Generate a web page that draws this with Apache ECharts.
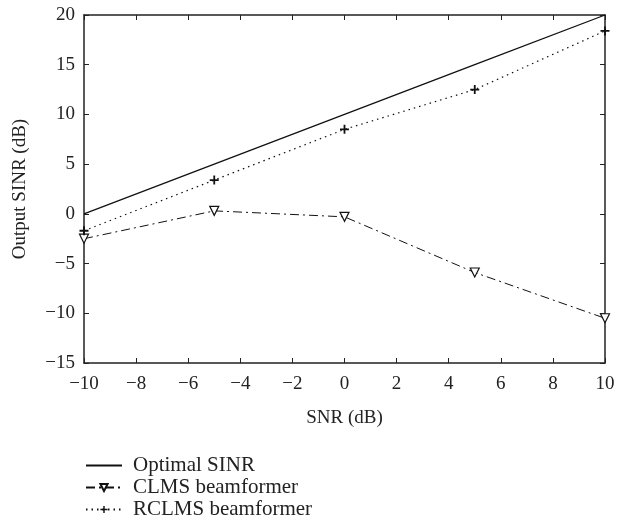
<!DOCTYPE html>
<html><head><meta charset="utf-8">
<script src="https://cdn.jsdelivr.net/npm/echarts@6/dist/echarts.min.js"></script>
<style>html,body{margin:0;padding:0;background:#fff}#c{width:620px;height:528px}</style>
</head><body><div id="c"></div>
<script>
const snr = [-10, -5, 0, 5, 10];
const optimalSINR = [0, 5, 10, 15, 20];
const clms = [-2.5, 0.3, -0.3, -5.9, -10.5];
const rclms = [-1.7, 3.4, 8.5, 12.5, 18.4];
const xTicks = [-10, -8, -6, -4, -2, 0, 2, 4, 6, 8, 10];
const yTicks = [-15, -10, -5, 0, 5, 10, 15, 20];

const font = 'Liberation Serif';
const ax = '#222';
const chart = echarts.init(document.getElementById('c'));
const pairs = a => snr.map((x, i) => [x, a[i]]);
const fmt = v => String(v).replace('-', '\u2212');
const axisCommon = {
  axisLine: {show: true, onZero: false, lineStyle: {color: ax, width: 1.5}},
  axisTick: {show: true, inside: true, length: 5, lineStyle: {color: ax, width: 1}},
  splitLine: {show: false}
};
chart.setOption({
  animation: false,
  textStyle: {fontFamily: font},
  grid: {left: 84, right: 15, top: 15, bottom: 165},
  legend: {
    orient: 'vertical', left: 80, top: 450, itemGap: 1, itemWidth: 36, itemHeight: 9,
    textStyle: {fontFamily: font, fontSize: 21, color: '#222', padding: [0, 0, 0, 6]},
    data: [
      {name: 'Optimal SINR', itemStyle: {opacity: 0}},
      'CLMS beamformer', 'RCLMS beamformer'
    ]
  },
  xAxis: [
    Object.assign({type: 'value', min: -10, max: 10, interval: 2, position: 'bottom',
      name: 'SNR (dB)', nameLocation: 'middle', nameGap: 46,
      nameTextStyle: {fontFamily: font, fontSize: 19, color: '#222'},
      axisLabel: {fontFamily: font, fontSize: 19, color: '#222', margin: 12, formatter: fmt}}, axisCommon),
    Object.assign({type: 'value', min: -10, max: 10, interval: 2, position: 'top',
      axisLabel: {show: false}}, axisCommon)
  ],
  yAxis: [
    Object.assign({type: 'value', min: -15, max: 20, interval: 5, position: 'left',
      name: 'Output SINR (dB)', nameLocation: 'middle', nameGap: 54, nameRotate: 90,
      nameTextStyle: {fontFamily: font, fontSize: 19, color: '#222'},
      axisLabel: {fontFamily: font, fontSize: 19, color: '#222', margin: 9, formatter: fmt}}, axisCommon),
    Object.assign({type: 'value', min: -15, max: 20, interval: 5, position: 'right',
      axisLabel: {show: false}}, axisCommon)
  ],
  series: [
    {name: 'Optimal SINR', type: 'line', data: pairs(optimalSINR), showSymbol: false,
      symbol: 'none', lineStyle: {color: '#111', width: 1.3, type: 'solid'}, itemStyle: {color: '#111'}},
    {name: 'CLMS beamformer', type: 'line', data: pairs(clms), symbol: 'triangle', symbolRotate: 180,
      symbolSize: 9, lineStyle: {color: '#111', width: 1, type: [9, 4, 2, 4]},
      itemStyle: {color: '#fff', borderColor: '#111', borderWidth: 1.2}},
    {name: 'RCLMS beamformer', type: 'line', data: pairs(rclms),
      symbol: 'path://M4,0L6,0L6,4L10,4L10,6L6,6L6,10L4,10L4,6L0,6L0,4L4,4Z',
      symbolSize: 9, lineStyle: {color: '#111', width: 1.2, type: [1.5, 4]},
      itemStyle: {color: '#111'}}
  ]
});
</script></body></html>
######
Return the material line for line, from its beginning to the line that contains "const yTicks = [-15, -10, -5, 0, 5, 10, 15, 20];", with the pictures left out.

● Full solution:
Generate a web page that draws this with Apache ECharts.
<!DOCTYPE html>
<html><head><meta charset="utf-8">
<script src="https://cdn.jsdelivr.net/npm/echarts@6/dist/echarts.min.js"></script>
<style>html,body{margin:0;padding:0;background:#fff}#c{width:620px;height:528px}</style>
</head><body><div id="c"></div>
<script>
const snr = [-10, -5, 0, 5, 10];
const optimalSINR = [0, 5, 10, 15, 20];
const clms = [-2.5, 0.3, -0.3, -5.9, -10.5];
const rclms = [-1.7, 3.4, 8.5, 12.5, 18.4];
const xTicks = [-10, -8, -6, -4, -2, 0, 2, 4, 6, 8, 10];
const yTicks = [-15, -10, -5, 0, 5, 10, 15, 20];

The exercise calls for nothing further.